┌──

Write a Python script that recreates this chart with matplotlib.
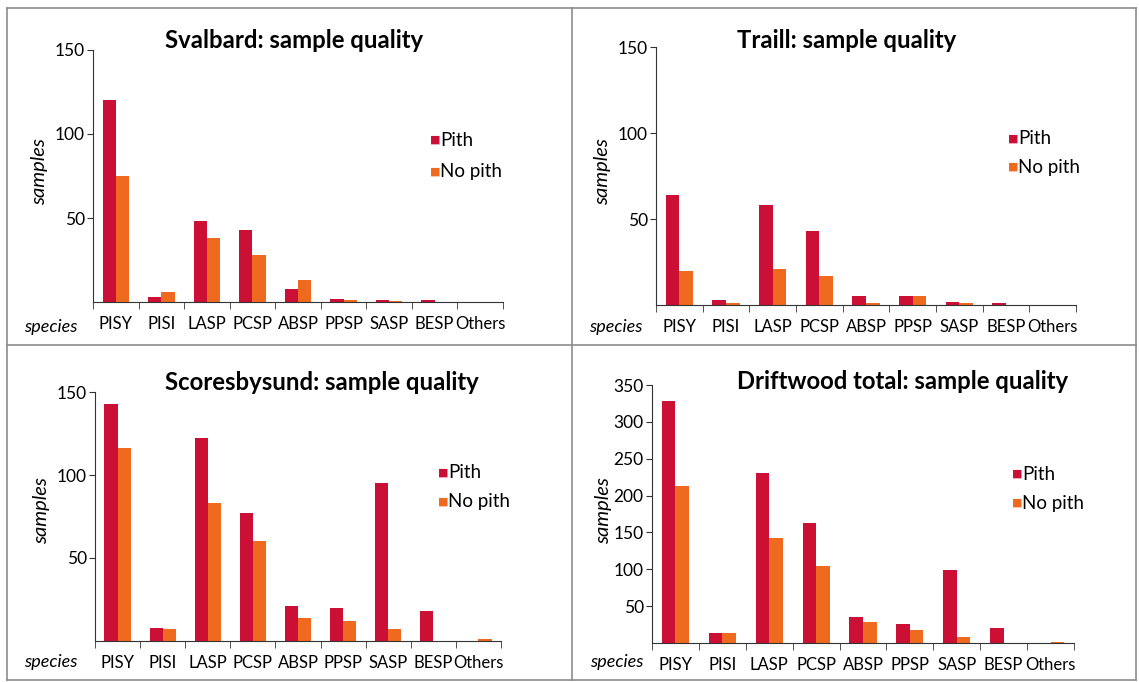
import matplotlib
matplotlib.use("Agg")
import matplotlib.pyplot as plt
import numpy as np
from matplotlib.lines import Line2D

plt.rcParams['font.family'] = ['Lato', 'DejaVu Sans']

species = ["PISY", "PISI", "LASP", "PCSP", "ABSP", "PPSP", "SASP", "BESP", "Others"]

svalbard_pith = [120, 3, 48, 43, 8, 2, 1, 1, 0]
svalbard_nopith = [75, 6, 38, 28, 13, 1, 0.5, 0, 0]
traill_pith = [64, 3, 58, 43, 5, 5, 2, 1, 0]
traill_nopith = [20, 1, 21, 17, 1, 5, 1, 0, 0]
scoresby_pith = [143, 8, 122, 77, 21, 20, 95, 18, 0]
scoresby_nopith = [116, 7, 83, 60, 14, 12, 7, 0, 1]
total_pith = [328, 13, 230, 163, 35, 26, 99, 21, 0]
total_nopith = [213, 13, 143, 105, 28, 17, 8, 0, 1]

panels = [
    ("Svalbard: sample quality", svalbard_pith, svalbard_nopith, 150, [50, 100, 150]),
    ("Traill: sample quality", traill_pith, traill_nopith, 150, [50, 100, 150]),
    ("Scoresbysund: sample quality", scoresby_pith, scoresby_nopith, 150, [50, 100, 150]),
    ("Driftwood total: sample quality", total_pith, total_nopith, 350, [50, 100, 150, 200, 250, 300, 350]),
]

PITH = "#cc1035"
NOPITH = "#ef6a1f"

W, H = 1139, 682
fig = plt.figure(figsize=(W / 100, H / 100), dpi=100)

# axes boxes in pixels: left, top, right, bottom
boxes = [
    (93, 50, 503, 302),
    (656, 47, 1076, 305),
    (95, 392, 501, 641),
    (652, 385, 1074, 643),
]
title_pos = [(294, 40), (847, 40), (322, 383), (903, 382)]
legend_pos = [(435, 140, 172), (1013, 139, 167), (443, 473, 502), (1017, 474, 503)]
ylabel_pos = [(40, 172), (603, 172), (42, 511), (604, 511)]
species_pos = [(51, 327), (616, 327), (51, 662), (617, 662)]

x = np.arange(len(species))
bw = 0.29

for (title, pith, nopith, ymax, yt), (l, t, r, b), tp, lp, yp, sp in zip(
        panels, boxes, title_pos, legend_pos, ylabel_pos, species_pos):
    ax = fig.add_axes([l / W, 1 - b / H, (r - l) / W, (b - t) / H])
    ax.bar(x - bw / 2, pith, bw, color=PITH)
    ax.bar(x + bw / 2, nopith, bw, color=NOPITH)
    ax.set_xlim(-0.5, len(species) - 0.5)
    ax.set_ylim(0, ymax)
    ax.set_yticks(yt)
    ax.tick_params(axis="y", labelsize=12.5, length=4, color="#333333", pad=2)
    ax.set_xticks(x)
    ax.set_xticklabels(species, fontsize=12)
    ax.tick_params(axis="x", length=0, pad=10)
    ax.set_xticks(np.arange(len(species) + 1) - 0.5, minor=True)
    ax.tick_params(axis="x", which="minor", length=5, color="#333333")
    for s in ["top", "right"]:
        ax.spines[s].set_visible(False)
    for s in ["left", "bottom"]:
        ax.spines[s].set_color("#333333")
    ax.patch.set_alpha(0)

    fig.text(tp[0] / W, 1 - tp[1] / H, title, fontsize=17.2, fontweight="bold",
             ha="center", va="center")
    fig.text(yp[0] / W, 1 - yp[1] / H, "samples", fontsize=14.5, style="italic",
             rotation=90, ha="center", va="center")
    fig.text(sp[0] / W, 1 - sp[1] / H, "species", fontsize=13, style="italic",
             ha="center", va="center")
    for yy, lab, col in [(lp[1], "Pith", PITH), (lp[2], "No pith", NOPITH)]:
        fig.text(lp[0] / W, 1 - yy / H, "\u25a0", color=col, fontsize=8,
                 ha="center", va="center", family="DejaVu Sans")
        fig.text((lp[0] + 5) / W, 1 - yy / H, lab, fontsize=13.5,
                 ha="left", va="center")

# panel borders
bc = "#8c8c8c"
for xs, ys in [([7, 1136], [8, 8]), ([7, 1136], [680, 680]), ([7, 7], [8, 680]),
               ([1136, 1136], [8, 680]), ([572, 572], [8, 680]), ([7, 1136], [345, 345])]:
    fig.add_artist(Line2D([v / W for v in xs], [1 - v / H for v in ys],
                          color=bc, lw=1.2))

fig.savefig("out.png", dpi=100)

└──
┌──

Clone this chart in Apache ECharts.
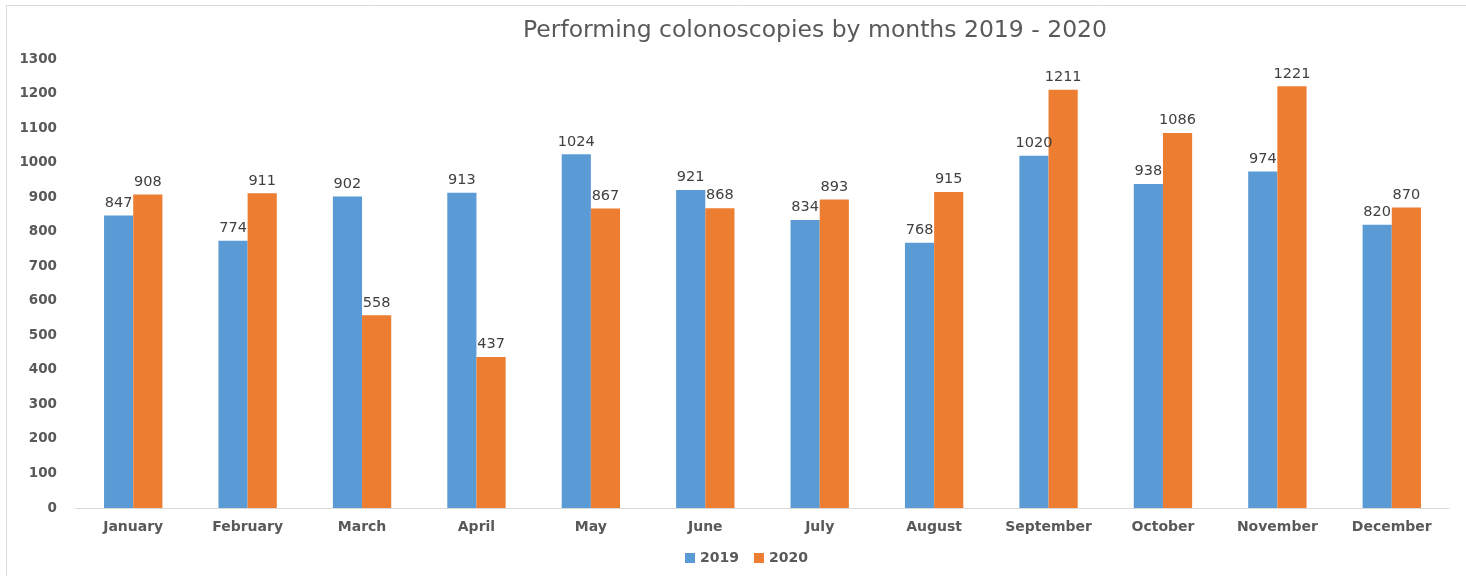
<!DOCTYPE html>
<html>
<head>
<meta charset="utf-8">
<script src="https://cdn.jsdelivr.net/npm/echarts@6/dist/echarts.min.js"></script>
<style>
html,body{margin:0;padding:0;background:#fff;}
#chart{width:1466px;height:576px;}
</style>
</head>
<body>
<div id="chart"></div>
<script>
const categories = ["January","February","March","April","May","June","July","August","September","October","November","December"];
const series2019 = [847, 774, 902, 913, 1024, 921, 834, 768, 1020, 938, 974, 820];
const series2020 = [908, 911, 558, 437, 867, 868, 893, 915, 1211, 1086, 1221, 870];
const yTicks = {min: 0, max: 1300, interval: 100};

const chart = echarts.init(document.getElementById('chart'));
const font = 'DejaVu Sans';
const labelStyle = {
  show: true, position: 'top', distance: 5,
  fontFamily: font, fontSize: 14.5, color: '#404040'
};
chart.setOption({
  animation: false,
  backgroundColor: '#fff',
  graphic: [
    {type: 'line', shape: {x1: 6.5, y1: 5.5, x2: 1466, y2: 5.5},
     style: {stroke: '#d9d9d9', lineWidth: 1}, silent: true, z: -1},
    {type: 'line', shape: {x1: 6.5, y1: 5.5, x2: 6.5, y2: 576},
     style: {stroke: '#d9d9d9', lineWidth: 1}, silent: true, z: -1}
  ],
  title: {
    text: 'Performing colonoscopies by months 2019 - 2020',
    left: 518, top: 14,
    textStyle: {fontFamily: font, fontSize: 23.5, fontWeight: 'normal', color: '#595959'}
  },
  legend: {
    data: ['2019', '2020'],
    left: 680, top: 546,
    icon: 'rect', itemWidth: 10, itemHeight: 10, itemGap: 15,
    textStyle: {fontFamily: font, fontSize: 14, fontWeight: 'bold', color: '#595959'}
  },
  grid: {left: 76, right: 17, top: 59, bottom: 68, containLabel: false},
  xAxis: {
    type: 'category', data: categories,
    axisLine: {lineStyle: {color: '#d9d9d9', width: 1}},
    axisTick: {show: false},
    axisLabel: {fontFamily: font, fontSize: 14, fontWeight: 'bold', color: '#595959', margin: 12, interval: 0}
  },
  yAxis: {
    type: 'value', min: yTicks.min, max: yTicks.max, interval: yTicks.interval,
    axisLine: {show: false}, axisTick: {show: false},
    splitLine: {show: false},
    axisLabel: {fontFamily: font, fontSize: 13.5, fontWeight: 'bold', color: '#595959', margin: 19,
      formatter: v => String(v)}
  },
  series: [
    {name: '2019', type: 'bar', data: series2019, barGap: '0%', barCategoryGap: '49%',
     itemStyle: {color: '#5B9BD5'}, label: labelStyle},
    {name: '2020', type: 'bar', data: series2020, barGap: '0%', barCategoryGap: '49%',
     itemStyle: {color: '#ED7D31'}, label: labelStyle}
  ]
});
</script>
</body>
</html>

└──

Problem details: Copy each line above where the string "script" occurs.

Answer in full:
Write a Python script that recreates this chart with matplotlib.
<script src="https://cdn.jsdelivr.net/npm/echarts@6/dist/echarts.min.js"></script>
<script>
</script>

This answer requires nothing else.